▶ Records for the task
● ● ● ● ● ● ●
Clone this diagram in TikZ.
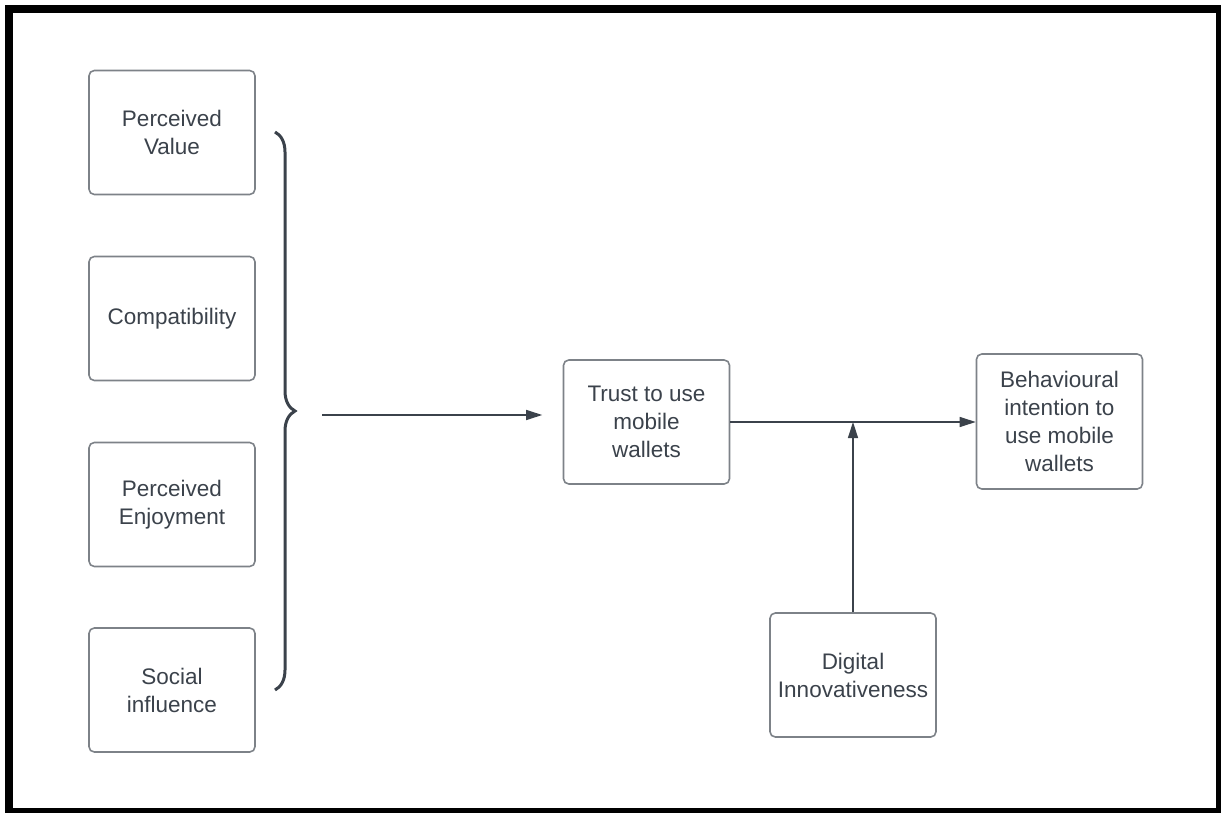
● ● ● ● ● ● ●
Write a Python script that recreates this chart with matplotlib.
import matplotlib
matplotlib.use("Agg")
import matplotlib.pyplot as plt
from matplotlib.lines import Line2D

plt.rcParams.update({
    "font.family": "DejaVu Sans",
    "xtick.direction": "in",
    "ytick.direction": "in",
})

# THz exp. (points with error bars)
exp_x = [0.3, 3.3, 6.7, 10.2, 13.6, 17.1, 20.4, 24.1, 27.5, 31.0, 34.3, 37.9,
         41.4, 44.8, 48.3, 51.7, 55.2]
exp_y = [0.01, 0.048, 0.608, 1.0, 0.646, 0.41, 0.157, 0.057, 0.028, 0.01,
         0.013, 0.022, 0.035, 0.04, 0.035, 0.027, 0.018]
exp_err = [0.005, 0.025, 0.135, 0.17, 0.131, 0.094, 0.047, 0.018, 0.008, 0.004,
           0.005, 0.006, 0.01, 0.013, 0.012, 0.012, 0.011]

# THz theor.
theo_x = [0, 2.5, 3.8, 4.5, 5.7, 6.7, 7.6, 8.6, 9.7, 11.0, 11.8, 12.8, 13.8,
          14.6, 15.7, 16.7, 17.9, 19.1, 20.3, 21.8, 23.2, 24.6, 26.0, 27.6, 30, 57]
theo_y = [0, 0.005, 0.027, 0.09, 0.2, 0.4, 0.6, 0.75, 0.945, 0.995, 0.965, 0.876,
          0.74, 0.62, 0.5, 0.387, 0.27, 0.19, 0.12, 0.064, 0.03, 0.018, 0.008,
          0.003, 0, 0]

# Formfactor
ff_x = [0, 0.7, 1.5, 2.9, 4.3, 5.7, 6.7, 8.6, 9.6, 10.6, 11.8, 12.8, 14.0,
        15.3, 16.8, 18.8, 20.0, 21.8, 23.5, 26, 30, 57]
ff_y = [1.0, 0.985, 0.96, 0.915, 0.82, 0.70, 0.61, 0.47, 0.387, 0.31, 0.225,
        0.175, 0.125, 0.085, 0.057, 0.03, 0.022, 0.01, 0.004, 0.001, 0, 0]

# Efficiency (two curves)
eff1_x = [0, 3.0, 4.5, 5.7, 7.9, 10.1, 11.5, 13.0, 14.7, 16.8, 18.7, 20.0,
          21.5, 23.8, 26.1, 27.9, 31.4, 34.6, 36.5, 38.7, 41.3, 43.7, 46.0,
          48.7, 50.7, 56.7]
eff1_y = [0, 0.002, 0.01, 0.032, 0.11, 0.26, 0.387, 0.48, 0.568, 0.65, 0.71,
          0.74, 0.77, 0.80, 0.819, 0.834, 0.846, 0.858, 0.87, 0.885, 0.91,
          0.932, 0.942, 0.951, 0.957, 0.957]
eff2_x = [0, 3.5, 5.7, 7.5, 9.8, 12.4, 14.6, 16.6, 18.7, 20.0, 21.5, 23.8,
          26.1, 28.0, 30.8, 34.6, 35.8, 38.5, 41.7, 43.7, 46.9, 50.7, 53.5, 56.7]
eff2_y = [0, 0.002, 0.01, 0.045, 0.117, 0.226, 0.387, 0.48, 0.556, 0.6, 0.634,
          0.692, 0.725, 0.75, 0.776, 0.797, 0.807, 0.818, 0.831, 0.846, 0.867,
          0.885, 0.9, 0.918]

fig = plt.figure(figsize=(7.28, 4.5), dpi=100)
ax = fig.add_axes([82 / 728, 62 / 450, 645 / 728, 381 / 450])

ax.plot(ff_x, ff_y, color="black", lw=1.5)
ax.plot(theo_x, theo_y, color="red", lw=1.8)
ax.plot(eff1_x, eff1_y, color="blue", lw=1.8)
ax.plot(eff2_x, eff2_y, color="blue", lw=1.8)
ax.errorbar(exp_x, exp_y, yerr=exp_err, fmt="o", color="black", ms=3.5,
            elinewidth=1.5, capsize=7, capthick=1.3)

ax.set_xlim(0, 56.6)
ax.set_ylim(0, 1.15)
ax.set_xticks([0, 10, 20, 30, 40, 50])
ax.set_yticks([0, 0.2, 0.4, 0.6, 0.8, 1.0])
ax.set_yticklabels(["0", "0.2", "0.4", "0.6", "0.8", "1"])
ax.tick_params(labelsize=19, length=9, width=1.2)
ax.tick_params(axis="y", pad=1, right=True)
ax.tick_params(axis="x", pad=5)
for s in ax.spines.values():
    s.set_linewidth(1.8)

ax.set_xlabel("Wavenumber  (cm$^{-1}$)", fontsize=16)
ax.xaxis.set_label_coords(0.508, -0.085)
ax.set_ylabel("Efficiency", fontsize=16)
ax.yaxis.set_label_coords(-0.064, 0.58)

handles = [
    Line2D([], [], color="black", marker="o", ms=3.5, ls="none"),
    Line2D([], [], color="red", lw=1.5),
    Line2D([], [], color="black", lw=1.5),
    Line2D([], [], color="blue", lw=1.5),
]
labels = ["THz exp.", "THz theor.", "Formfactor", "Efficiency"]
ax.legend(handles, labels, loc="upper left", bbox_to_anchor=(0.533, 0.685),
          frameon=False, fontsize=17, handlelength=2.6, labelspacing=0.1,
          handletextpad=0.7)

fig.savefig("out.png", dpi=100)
● ● ● ● ● ● ●
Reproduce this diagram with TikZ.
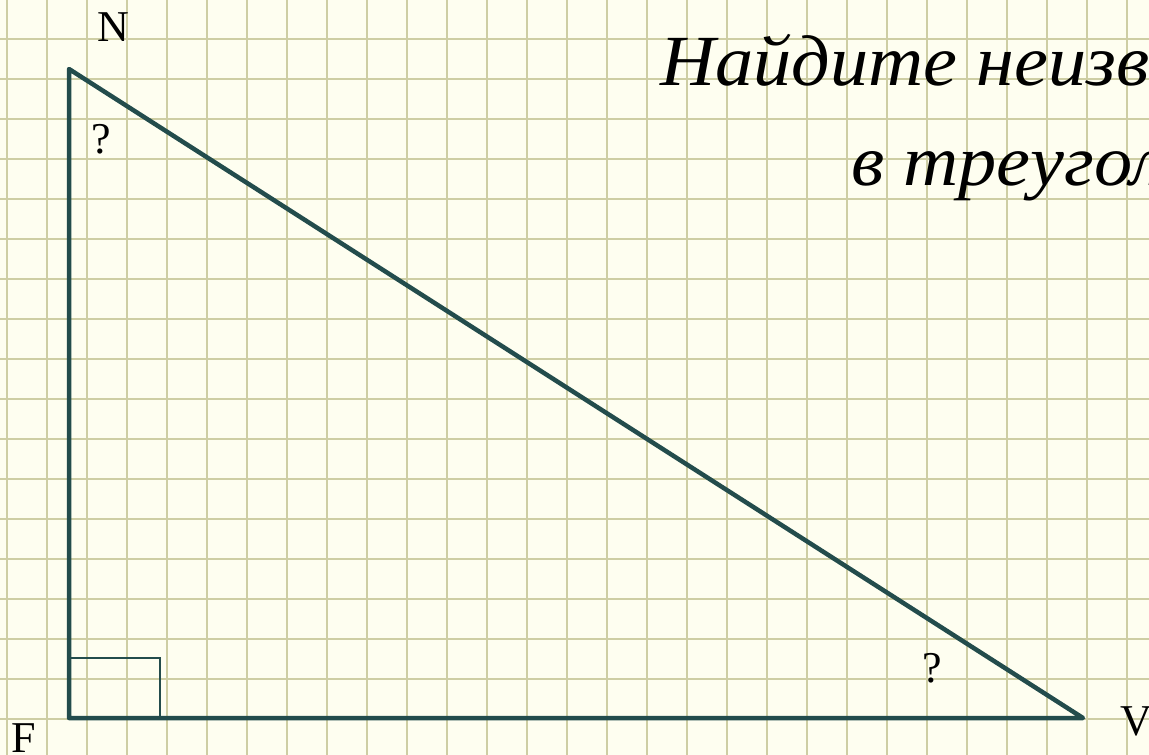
● ● ● ● ● ● ●
▶ Work to complete
Begin with the line containing "Write a Python", end with the line containing "from matplotlib.lines import Line2D", and transcribe exactly every line in that span, with nothing added.

▶ Task output
Write a Python script that recreates this chart with matplotlib.
import matplotlib
matplotlib.use("Agg")
import matplotlib.pyplot as plt
from matplotlib.lines import Line2D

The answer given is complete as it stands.